Execution time for the human dataset

3.3 Large Scale Experimental Results

Finally, we present results from running HipMer at scale on the human dataset. In Fig. 6, we show the total runtime of the pipeline (y axis) over the number of nodes (x axis) for Cori II, Edison, and Titan. Not shown are the Ethernet Cluster results, which ran for 22.56 h on a single node and on two nodes took approximately 280 h and 161 h on the 1 Gb and 10 Gb interconnects respectively a 12.4\(\times \) and 7.1\(\times \) slowdown. Genepool results are also not shown since sufficiently many nodes for this data set were not reservable.

The first thing to observe is the different node count that constitutes the baseline for each machine. Since the memory requirement of the human dataset, and the communication data structures for its effective distribution are quite large, we need at least 32, 64, and 128 nodes on Cori II, Edison, and Titan, respectively, to obtain the minimum required aggregate memory (approximately 4TB, see Table 2). On Cori II we scale up to 512 nodes (32,768 cores) with 47% strong scaling efficiency, on Edison up to 1,024 nodes (24,576 cores) with 49% efficiency and on Titan up to 1024 nodes (16,384 cores) with 37% efficiency.
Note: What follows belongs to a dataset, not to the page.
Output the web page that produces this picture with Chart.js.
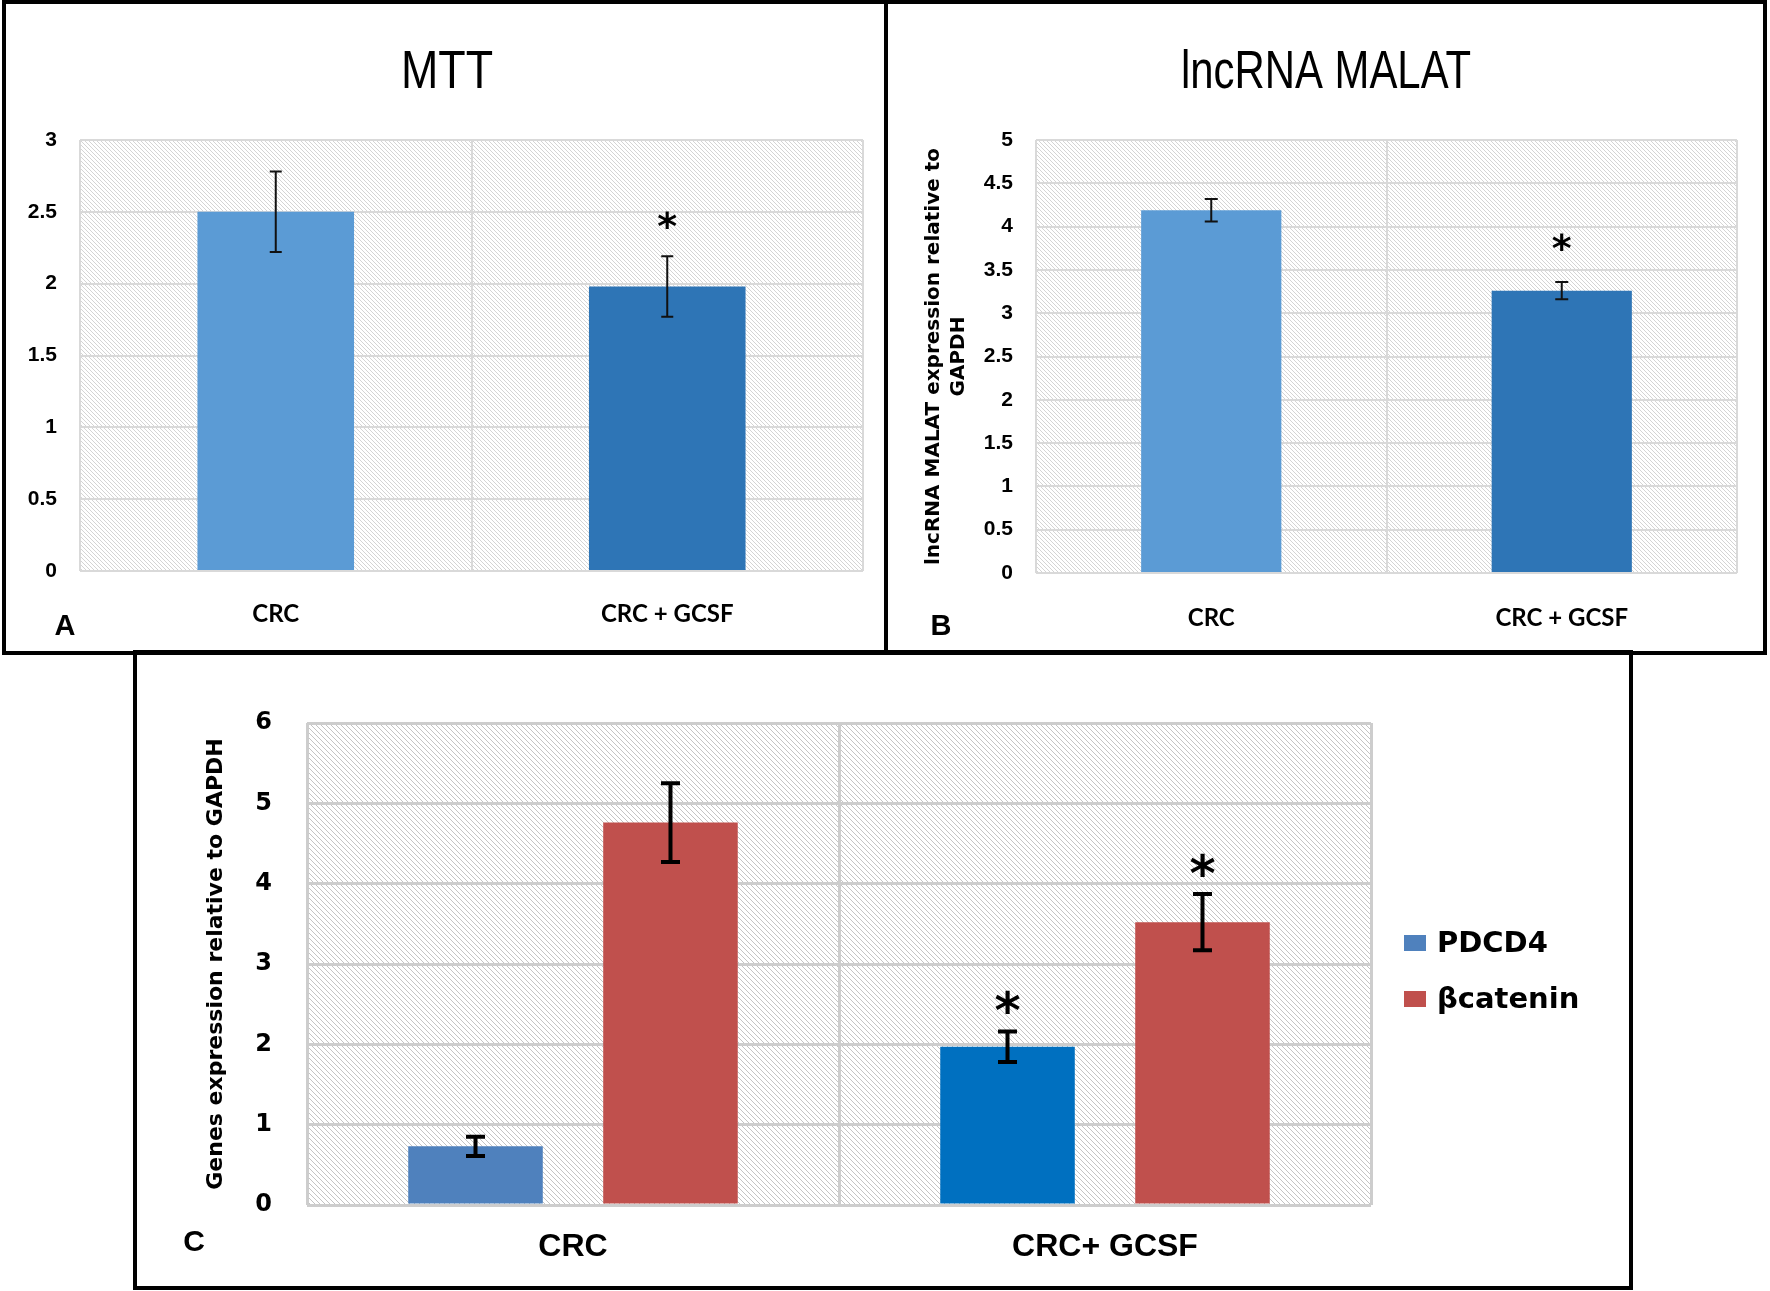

After these levels of parallelism, the parallel efficiency drops substantially because the work per thread is not sufficient. Other factors influencing the pipeline’s scalability is the serial traversal in the scaffolding step and the initial I/O overhead to load the input data. As the scale increases, the percentage of the total runtime spent in the serial scaffolding traversal also increases. For example, on Cori II at 512 nodes 29% of the total execution time is spent in the serial part of the scaffolding while the corresponding serial component takes only 4% of the overall execution time at 32 nodes.

4 Related Work

Our performance study in this paper captures the workload of other assemblers, and here we described the most closely related ones that also use distributed memory parallelism. Ray [2] is an end-to-end parallel de novo genome assembler that utilizes MPI and exhibits strong scaling up to a modest number of nodes. It produces both contigs and scaffolds directly from raw sequencing reads. One drawback of Ray is the lack of parallel I/O support for reading and writing files. ABySS [16] was the first de novo assembler written in MPI that also exhibits strong scaling. Unfortunately, only the first assembly step of contig generation is fully parallelized with MPI, and the subsequent scaffolding steps must be performed on a single shared memory node. Spaler [1] is a contig generating assembler based on Spark and GraphX. Results from Spaler have been given for our smaller data set, chr14, and it shows good scaling. PASHA [12] is another partly MPI based de Bruijn graph assembler, though not all steps are fully parallelized as its algorithm, like ABySS, requires a large-memory single node for the last scaffolding stages. SWAP 2 [13] is a parallelized MPI based de Bruijn assembler that has been shown to assemble contigs efficiently for the human genome, however it does not provide parallel scaffolding modules.

5 Conclusion

This work presents a cross-architectural evaluation of large-scale genome assembly, a first study of its kind. The algorithms described in Sect. 2, are relevant for all de novo assembly pipelines based on de Bruijn graphs [14], and is characterized by a workload dominated by fine-grained irregular memory accesses, with no floating point arithmetic. Nonetheless, as shown in Sect. 3, HipMer attains both excellent single node and distributed multinode scalability. We identified the key computation and communication patterns, and associated architecture and network characteristics, for achieving such effective scalability; namely all-to-all exchanges (bisection bandwidth bounded), fine-grained irregular lookups and global atomics (latency bounded). Further, we find the key to on-node scalability for this type of workload is the available concurrency coupled with the memory subsystems’ performance. We expect that these insights will help impact future implementations of irregularly structured parallel methods and the underlying architectural designs targeting these classes of computations.